[Directions]
Extract precisely the lines that run from the line containing "Convert this chart to Apache ECharts code." to the end of the records below, with both ends included and pictures omitted.

[Data records]
──────
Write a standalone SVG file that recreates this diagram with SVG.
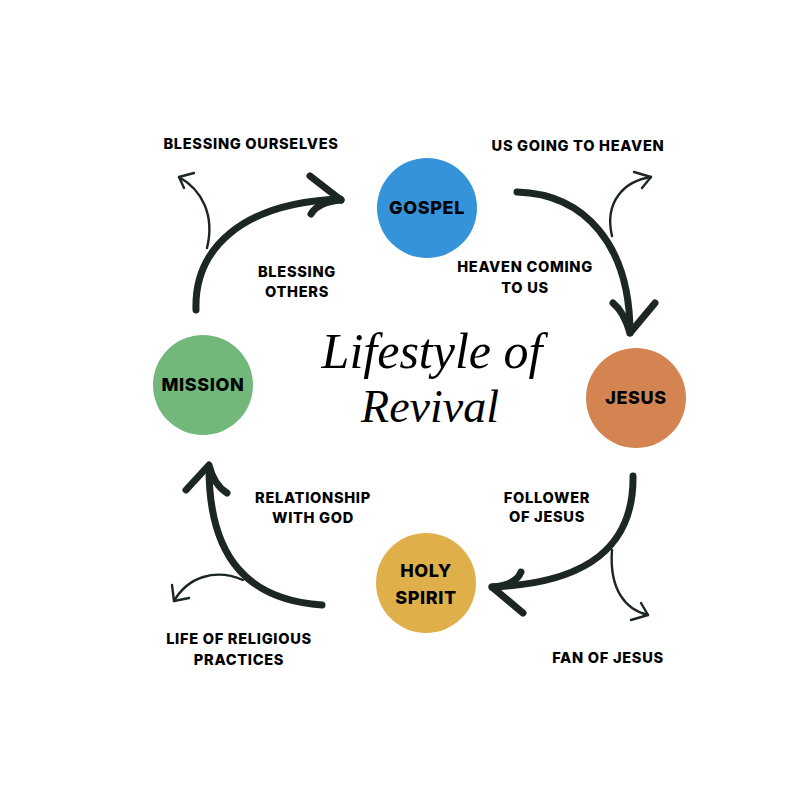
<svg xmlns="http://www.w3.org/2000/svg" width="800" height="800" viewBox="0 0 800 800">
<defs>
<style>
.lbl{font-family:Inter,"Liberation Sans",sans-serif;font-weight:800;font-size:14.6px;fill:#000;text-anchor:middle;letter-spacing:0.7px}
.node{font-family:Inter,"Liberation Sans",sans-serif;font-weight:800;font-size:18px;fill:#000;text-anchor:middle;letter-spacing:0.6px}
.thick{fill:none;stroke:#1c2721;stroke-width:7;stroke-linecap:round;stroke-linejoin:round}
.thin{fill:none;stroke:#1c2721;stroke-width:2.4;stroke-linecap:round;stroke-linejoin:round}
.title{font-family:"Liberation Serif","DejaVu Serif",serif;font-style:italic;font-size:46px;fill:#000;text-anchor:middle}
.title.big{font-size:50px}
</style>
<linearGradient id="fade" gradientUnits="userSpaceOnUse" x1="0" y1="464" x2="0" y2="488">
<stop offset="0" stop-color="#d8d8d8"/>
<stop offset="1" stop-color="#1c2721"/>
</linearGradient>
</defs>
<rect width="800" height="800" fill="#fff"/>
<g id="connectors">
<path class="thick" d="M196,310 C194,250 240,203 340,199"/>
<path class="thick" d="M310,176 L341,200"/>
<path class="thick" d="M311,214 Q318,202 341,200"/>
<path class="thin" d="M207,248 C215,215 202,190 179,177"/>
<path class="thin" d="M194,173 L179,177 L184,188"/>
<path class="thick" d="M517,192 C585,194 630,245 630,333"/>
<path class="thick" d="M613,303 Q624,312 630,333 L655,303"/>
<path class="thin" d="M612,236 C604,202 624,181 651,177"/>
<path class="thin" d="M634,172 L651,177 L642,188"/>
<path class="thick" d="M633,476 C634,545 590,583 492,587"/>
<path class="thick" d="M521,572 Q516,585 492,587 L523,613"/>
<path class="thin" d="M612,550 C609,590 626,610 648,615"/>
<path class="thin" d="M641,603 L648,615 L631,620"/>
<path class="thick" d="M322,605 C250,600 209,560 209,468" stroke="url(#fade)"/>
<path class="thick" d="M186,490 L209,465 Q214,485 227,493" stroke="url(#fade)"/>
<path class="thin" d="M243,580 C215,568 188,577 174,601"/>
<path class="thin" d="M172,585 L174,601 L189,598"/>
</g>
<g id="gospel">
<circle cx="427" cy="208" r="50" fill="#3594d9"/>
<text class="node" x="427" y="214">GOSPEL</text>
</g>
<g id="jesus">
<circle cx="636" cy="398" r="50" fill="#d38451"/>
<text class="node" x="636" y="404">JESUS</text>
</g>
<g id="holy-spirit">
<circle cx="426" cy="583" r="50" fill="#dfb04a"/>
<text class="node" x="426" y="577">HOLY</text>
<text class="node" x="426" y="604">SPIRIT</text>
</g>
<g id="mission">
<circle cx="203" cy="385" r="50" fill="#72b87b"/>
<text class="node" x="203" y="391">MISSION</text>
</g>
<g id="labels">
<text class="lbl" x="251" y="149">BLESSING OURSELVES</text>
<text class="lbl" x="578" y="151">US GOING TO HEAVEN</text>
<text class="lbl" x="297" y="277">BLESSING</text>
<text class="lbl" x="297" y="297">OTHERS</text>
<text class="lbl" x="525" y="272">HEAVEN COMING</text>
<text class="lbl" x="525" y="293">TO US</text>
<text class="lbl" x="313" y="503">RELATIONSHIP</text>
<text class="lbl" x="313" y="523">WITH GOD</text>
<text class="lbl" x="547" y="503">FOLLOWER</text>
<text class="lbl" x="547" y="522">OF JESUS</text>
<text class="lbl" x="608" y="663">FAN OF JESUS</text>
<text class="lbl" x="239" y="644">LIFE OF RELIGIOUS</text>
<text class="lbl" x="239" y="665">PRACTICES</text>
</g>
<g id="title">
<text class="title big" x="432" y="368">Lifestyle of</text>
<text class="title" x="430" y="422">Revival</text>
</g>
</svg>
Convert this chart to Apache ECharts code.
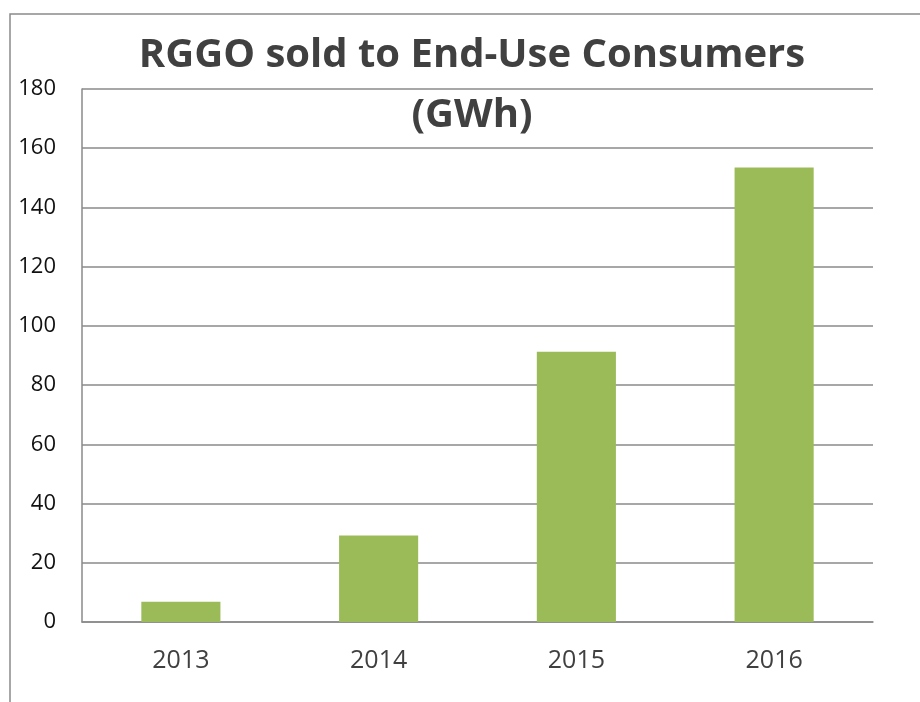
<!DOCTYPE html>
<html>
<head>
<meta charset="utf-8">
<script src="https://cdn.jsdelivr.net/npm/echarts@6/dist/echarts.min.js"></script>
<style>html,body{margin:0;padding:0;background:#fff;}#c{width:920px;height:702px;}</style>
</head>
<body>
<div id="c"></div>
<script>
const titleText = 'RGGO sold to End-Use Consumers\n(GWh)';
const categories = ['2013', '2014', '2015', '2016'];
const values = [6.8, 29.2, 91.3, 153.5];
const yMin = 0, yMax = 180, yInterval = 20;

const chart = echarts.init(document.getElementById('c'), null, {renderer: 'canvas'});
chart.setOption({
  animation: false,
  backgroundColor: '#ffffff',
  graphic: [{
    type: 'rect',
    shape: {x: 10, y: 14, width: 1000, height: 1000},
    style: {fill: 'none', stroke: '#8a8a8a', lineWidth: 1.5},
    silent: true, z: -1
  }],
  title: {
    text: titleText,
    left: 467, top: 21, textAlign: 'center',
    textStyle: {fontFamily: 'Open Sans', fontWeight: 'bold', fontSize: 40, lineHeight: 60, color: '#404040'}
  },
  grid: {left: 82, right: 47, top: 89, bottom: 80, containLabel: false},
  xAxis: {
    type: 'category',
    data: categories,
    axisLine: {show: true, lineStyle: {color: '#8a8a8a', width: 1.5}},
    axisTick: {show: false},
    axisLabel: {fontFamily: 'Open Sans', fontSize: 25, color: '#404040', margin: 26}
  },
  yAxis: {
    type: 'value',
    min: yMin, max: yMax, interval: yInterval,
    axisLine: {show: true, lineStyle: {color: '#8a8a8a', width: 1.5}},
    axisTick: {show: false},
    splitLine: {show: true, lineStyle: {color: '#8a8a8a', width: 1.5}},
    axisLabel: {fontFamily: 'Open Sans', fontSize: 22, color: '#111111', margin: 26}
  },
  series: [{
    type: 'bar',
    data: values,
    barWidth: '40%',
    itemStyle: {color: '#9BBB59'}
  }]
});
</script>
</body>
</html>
──────
[Solution to this problem]
Convert this chart to Apache ECharts code.
<!DOCTYPE html>
<html>
<head>
<meta charset="utf-8">
<script src="https://cdn.jsdelivr.net/npm/echarts@6/dist/echarts.min.js"></script>
<style>html,body{margin:0;padding:0;background:#fff;}#c{width:920px;height:702px;}</style>
</head>
<body>
<div id="c"></div>
<script>
const titleText = 'RGGO sold to End-Use Consumers\n(GWh)';
const categories = ['2013', '2014', '2015', '2016'];
const values = [6.8, 29.2, 91.3, 153.5];
const yMin = 0, yMax = 180, yInterval = 20;

const chart = echarts.init(document.getElementById('c'), null, {renderer: 'canvas'});
chart.setOption({
  animation: false,
  backgroundColor: '#ffffff',
  graphic: [{
    type: 'rect',
    shape: {x: 10, y: 14, width: 1000, height: 1000},
    style: {fill: 'none', stroke: '#8a8a8a', lineWidth: 1.5},
    silent: true, z: -1
  }],
  title: {
    text: titleText,
    left: 467, top: 21, textAlign: 'center',
    textStyle: {fontFamily: 'Open Sans', fontWeight: 'bold', fontSize: 40, lineHeight: 60, color: '#404040'}
  },
  grid: {left: 82, right: 47, top: 89, bottom: 80, containLabel: false},
  xAxis: {
    type: 'category',
    data: categories,
    axisLine: {show: true, lineStyle: {color: '#8a8a8a', width: 1.5}},
    axisTick: {show: false},
    axisLabel: {fontFamily: 'Open Sans', fontSize: 25, color: '#404040', margin: 26}
  },
  yAxis: {
    type: 'value',
    min: yMin, max: yMax, interval: yInterval,
    axisLine: {show: true, lineStyle: {color: '#8a8a8a', width: 1.5}},
    axisTick: {show: false},
    splitLine: {show: true, lineStyle: {color: '#8a8a8a', width: 1.5}},
    axisLabel: {fontFamily: 'Open Sans', fontSize: 22, color: '#111111', margin: 26}
  },
  series: [{
    type: 'bar',
    data: values,
    barWidth: '40%',
    itemStyle: {color: '#9BBB59'}
  }]
});
</script>
</body>
</html>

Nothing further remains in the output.